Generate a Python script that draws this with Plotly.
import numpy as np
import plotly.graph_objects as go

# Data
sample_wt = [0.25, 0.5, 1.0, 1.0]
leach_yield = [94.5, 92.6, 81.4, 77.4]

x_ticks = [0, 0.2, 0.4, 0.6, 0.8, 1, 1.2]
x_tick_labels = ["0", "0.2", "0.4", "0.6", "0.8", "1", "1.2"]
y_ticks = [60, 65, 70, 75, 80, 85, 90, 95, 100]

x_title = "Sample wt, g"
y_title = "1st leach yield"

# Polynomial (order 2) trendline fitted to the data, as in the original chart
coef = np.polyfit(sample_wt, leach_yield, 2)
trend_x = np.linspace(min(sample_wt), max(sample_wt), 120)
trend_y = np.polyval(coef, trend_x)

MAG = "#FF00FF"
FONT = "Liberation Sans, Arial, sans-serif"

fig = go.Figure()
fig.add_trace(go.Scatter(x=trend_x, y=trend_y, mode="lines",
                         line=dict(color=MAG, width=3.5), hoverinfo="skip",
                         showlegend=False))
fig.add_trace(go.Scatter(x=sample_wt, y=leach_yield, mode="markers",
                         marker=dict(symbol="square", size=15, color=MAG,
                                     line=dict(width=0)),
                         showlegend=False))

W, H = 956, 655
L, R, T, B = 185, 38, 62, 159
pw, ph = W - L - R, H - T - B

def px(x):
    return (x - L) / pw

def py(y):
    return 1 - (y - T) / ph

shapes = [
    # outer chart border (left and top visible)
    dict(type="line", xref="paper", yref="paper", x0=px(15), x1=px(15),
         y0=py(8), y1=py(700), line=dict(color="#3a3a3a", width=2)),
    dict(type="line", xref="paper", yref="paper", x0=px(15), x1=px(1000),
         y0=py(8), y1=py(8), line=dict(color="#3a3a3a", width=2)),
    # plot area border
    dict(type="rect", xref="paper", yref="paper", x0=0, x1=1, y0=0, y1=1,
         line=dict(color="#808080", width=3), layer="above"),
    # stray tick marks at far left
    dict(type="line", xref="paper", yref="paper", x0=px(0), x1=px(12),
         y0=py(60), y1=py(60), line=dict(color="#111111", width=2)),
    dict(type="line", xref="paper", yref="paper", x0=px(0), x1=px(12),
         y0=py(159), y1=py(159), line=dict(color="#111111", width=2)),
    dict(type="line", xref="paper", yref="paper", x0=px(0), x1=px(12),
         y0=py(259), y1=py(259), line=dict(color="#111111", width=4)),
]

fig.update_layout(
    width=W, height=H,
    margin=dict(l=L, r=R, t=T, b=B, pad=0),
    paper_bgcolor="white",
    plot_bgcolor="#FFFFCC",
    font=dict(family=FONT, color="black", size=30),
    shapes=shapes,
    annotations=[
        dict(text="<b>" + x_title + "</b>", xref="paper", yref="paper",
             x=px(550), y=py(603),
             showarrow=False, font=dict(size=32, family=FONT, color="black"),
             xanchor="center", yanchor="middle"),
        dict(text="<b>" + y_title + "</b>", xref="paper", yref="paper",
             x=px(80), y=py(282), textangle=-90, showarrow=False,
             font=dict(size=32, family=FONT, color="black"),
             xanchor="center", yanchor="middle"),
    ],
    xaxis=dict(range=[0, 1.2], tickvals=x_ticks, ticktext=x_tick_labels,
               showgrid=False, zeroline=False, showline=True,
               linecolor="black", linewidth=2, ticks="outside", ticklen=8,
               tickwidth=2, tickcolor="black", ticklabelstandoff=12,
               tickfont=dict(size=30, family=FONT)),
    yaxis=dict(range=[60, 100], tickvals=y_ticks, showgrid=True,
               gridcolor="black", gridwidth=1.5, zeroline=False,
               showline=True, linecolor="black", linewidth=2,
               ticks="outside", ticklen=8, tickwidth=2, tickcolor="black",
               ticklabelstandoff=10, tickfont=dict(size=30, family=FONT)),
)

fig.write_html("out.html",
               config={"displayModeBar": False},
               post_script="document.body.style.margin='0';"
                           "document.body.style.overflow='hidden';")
————————
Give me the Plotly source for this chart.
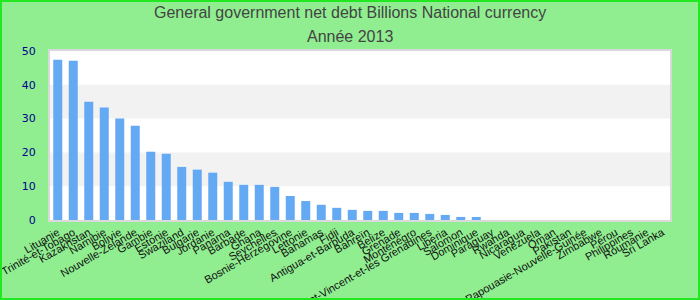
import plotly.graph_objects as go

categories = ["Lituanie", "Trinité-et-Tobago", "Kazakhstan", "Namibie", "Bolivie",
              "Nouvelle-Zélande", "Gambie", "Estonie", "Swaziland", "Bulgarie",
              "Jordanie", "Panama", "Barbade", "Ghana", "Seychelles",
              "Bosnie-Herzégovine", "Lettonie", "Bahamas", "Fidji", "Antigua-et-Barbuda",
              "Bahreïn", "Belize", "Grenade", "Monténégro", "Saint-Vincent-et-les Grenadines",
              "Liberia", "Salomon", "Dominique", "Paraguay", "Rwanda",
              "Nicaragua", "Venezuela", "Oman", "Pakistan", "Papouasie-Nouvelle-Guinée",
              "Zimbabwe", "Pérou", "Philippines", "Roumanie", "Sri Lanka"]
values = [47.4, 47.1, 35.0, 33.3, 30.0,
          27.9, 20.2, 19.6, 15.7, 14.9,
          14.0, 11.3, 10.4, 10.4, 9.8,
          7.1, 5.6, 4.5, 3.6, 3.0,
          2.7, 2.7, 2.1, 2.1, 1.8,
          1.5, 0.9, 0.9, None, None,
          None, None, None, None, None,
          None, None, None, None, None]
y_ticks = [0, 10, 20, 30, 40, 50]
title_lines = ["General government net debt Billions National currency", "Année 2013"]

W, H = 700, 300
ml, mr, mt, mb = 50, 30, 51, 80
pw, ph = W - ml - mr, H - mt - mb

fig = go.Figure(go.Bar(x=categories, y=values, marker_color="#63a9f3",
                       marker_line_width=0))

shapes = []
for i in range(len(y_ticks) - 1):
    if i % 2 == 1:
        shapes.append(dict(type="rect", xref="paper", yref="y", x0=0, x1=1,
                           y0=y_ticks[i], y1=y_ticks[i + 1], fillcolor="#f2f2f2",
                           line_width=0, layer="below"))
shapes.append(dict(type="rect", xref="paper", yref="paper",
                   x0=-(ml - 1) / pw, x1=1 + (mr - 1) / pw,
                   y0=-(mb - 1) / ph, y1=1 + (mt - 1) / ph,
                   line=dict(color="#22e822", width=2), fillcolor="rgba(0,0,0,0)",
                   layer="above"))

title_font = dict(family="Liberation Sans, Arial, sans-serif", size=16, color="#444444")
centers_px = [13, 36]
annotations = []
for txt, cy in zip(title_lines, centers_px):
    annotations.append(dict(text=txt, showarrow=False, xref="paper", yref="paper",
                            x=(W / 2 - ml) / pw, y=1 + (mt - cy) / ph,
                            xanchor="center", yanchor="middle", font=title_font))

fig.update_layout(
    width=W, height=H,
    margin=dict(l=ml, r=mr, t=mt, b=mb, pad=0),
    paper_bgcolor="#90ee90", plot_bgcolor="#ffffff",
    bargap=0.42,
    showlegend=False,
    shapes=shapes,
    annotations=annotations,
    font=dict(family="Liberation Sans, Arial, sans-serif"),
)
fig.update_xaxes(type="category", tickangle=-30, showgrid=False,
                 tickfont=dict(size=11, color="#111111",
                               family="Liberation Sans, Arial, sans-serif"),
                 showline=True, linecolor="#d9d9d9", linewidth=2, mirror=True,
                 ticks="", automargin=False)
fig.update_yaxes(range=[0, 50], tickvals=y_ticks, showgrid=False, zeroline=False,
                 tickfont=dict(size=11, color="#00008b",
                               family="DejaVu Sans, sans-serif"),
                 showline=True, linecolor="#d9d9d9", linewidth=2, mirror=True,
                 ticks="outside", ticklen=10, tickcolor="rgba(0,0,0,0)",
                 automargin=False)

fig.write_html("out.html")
————————
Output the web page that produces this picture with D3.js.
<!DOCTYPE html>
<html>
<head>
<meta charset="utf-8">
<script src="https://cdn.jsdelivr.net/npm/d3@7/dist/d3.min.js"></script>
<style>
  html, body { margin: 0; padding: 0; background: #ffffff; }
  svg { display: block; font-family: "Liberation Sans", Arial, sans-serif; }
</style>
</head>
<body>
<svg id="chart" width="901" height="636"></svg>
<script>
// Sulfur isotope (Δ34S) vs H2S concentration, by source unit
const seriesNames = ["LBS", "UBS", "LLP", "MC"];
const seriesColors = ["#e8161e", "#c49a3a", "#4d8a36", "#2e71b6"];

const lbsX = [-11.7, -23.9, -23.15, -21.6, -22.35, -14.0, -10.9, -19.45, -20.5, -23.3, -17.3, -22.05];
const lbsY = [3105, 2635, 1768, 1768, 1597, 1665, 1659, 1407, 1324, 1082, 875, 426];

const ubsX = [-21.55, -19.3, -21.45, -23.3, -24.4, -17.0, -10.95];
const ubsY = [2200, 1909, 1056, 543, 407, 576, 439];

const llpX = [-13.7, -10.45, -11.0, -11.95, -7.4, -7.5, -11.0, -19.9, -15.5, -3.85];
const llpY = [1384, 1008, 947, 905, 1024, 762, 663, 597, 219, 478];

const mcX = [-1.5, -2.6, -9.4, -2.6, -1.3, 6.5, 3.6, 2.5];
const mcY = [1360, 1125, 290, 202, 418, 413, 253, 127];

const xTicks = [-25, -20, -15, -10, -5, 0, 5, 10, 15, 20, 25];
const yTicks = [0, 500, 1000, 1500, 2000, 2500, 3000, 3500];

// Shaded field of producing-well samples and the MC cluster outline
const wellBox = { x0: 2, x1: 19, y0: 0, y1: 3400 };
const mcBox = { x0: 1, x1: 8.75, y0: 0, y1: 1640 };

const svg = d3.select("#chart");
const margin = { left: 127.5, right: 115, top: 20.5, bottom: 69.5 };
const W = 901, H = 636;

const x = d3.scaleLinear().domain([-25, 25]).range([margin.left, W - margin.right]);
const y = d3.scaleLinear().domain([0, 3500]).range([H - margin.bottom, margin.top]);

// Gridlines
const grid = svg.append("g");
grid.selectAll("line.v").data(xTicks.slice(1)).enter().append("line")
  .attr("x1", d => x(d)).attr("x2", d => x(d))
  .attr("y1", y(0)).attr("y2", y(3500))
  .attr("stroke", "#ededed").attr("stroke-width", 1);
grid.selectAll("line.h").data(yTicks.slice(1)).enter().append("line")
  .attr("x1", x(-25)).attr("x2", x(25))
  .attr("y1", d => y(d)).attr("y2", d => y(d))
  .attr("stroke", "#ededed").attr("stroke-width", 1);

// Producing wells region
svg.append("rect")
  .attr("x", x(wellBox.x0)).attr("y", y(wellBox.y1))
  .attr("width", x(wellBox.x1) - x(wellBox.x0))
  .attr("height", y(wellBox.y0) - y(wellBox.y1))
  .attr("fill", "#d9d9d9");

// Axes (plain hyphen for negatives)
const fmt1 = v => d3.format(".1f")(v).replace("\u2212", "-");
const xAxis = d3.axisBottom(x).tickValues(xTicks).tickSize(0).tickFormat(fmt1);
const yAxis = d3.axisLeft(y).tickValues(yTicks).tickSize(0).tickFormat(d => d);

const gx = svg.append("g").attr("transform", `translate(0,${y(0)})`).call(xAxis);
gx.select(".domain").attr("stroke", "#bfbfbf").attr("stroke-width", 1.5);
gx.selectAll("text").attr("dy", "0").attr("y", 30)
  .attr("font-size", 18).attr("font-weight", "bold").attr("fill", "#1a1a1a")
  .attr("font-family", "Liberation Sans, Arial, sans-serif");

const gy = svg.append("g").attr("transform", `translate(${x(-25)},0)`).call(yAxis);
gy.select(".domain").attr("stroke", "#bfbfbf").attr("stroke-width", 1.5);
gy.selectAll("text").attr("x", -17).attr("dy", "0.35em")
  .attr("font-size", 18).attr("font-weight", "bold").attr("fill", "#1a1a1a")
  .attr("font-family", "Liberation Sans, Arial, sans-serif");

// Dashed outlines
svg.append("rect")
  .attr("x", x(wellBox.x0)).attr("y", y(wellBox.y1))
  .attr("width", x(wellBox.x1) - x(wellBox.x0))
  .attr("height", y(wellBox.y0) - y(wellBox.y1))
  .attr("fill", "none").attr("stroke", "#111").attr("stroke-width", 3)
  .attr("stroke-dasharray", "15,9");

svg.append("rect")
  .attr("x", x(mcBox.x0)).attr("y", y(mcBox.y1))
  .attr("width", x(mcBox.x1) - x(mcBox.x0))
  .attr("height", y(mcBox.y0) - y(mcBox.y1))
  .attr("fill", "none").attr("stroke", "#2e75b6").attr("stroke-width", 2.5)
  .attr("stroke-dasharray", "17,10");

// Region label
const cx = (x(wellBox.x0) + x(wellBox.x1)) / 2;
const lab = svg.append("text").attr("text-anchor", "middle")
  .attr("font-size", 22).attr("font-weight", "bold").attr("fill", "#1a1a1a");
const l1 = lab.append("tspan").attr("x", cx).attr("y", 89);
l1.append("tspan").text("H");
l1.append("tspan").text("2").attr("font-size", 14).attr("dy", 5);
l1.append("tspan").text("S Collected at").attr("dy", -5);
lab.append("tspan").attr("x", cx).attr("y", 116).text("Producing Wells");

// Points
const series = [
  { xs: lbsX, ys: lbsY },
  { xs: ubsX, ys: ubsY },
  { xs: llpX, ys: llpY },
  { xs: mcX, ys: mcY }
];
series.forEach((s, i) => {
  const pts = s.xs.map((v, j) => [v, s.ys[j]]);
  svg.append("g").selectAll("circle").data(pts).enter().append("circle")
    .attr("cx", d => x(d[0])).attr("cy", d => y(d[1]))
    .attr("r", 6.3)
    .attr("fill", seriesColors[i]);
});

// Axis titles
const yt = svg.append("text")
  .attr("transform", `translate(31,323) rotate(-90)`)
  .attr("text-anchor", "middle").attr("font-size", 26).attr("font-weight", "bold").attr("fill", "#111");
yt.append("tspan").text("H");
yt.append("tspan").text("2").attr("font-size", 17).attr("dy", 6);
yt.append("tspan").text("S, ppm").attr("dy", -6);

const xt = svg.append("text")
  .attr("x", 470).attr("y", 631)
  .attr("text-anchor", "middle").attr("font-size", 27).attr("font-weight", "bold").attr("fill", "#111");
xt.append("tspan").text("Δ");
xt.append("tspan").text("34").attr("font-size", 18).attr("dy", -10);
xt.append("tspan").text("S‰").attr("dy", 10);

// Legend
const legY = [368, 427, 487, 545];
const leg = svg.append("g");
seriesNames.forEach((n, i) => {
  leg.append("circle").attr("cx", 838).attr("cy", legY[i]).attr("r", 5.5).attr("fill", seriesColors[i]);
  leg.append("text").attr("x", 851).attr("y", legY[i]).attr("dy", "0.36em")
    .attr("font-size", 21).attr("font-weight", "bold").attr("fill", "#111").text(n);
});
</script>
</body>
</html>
————————
Output nothing except the lines from the line with "Output the web" through the line with "597, 219, 478];", copied exactly, end lines included.

▶ Written solution:
Output the web page that produces this picture with D3.js.
<!DOCTYPE html>
<html>
<head>
<meta charset="utf-8">
<script src="https://cdn.jsdelivr.net/npm/d3@7/dist/d3.min.js"></script>
<style>
  html, body { margin: 0; padding: 0; background: #ffffff; }
  svg { display: block; font-family: "Liberation Sans", Arial, sans-serif; }
</style>
</head>
<body>
<svg id="chart" width="901" height="636"></svg>
<script>
// Sulfur isotope (Δ34S) vs H2S concentration, by source unit
const seriesNames = ["LBS", "UBS", "LLP", "MC"];
const seriesColors = ["#e8161e", "#c49a3a", "#4d8a36", "#2e71b6"];

const lbsX = [-11.7, -23.9, -23.15, -21.6, -22.35, -14.0, -10.9, -19.45, -20.5, -23.3, -17.3, -22.05];
const lbsY = [3105, 2635, 1768, 1768, 1597, 1665, 1659, 1407, 1324, 1082, 875, 426];

const ubsX = [-21.55, -19.3, -21.45, -23.3, -24.4, -17.0, -10.95];
const ubsY = [2200, 1909, 1056, 543, 407, 576, 439];

const llpX = [-13.7, -10.45, -11.0, -11.95, -7.4, -7.5, -11.0, -19.9, -15.5, -3.85];
const llpY = [1384, 1008, 947, 905, 1024, 762, 663, 597, 219, 478];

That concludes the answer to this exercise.